Der evangelische Rundfunkbeauftragte beim WDR

25.10.05, 05-06 Uhr, Roland Hosselmann

Blind

Ich hatte meiner Freundin Maike beim Umzug geholfen. Und die hatte natürlich wie immer alles super organisiert . Nur das Werkzeug. Das hatte sie irgendwo ganz

zuunterst in die Umzugskartons gestopft.„Und wie soll ich nun deine Regale zusammenbauen ohne Schraubenzieher?“ „Klingel doch mal bei den Nachbarn“. 

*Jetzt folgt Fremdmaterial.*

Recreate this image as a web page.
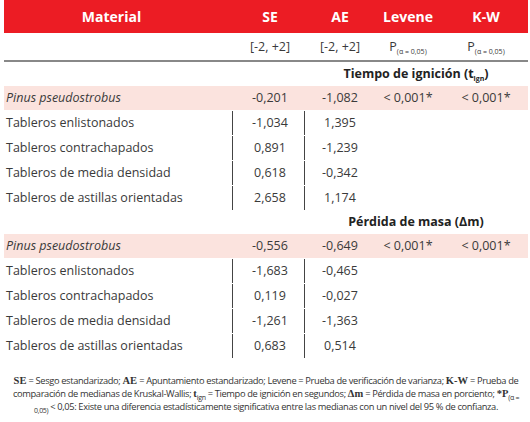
<!DOCTYPE html>
<html><head><meta charset="utf-8">
<script src="https://cdn.jsdelivr.net/npm/chart.js@4"></script>
<style>
body{margin:0;width:530px;height:422px;background:#fff;font-family:"Open Sans","Noto Sans",sans-serif;color:#3a3a3a;position:relative;overflow:hidden}
.r{position:absolute;left:4px;width:524px;height:24px;font-size:12.5px;line-height:24px}
.c{position:absolute;top:0;text-align:center}
.m{position:absolute;left:2px;top:0}
.hd{background:#ec1c24;color:#fff;font-weight:bold;font-size:14px;height:33px;line-height:33px;top:0}
.pk{background:#fbe3de}
.vl{position:absolute;top:0;width:1px;height:100%;background:#444}
sub{font-size:7px;vertical-align:-3px;line-height:0}
.note{position:absolute;left:6px;top:374px;width:520px;font-size:9.3px;line-height:13px;text-align:center;color:#333;letter-spacing:-0.35px}
.note b{font-family:'Liberation Serif',serif;font-size:10.5px;letter-spacing:0}
</style></head><body>
<script>
const columns = ['Material', 'SE', 'AE', 'Levene', 'K-W'];
const units = ['', '[-2, +2]', '[-2, +2]', 'P<sub>(α = 0,05)</sub>', 'P<sub>(α = 0,05)</sub>'];
const materials = ['<i>Pinus pseudostrobus</i>', 'Tableros enlistonados', 'Tableros contrachapados', 'Tableros de media densidad', 'Tableros de astillas orientadas'];
const sections = ['Tiempo de ignición (t<sub>ign</sub>)', 'Pérdida de masa (Δm)'];
const seIgn = ['-0,201', '-1,034', '0,891', '0,618', '2,658'];
const aeIgn = ['-1,082', '1,395', '-1,239', '-0,342', '1,174'];
const seMass = ['-0,556', '-1,683', '0,119', '-1,261', '0,683'];
const aeMass = ['-0,649', '-0,465', '-0,027', '-1,363', '0,514'];
const levene = ['< 0,001*', '< 0,001*'];
const kw = ['< 0,001*', '< 0,001*'];

const colX = [[0, 228], [228, 76], [304, 64], [368, 72], [440, 84]];
function row(top, cells, cls, lines) {
  const d = document.createElement('div');
  d.className = 'r ' + (cls || '');
  d.style.top = top + 'px';
  cells.forEach((t, i) => {
    if (t == null) return;
    const s = document.createElement('div');
    s.className = i === 0 ? 'm' : 'c';
    if (i > 0) { s.style.left = colX[i][0] + 'px'; s.style.width = colX[i][1] + 'px'; }
    s.innerHTML = t;
    d.appendChild(s);
  });
  if (lines) [228, 300].forEach(x => { const v = document.createElement('div'); v.className = 'vl'; v.style.left = x + 'px'; d.appendChild(v); });
  document.body.appendChild(d);
  return d;
}
const h = row(0, columns, 'hd');
h.querySelector('.m').style.cssText = 'left:0;width:215px;text-align:center';
const u = row(33, units);
u.style.height = '27px'; u.style.lineHeight = '27px'; u.style.borderBottom = '2px solid #888';
const seArr = [seIgn, seMass], aeArr = [aeIgn, aeMass];
[62, 210].forEach((top, s) => {
  const t = row(top, [null]);
  t.innerHTML = '<div style="position:absolute;left:300px;width:224px;text-align:center;font-weight:bold;color:#222">' + sections[s] + '</div>';
  materials.forEach((m, i) => {
    row(top + 24 + i * 25, [m, seArr[s][i], aeArr[s][i], i === 0 ? levene[s] : '', i === 0 ? kw[s] : ''], i === 0 ? 'pk' : '', i > 0);
  });
});
</script>
<div class="note"><b>SE</b> = Sesgo estandarizado; <b>AE</b> = Apuntamiento estandarizado; Levene = Prueba de verificación de varianza; <b>K-W</b> = Prueba de comparación de medianas de Kruskal-Wallis; <b>t</b><sub>ign</sub> = Tiempo de ignición en segundos; <b>Δm</b> = Pérdida de masa en porciento; <b>*P</b><sub>(α = 0,05)</sub> &lt; 0,05: Existe una diferencia estadísticamente significativa entre las medianas con un nivel del 95 % de confianza.</div>
</body></html>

Ich klingele also bei der Nachbarin. Eine Frau Mitte Dreißig bittet mich herein und führt mich in ihr Wohnzimmer. Als ich hinter ihr her gehe, merke ich, irgendetwas ist  anders an ihr. Dann verstehe ich: Sie ist blind. Total zielsicher findet sie die Schraubenzieher. Als wir die am Abend zurückbringen, lädt sie uns auf  einen Kaffee ein. Auf gute Nachbarschaft, wie sie sagt. Maike rutscht die ganze Zeit auf ihrem Stuhl hin und her. Und man sieht ihr die Frage förmlich an. „Wieso ist  die  Frau blind?“

Die Frau merkt das und dann  erzählt sie. Sie hatte Tabletten verschrieben bekommen. Zehn hat sie genommen. Und bei der Elften ist sie blind geworden, von einem Moment auf den  nächsten. Medikamentenunverträglichkeit!

Ich habe sie gefragt, wie sie denn damit fertig geworden ist.
Am Anfang, sagt sie, war das der totale Schock .  Ein Jahr hat sich alles  nur um die Erblindung gedreht. Und als dann klar war, dass es keine Heilung mehr  für sie gibt, hat sie sich gefragt,  was sie denn jetzt noch kann. Sie kann noch hören, sie kann noch riechen, sie kann noch schmecken, sie kann noch fühlen.

Ich habe mir vorgenommen: Wenn ich mal in eine Situation komme, wo mir Lebenswege verstellt sind. Möchte ich an diese Frau denken. Und nicht nur auf das gucken, was ich nicht mehr kann, sondern auf das gucken, was ich noch kann.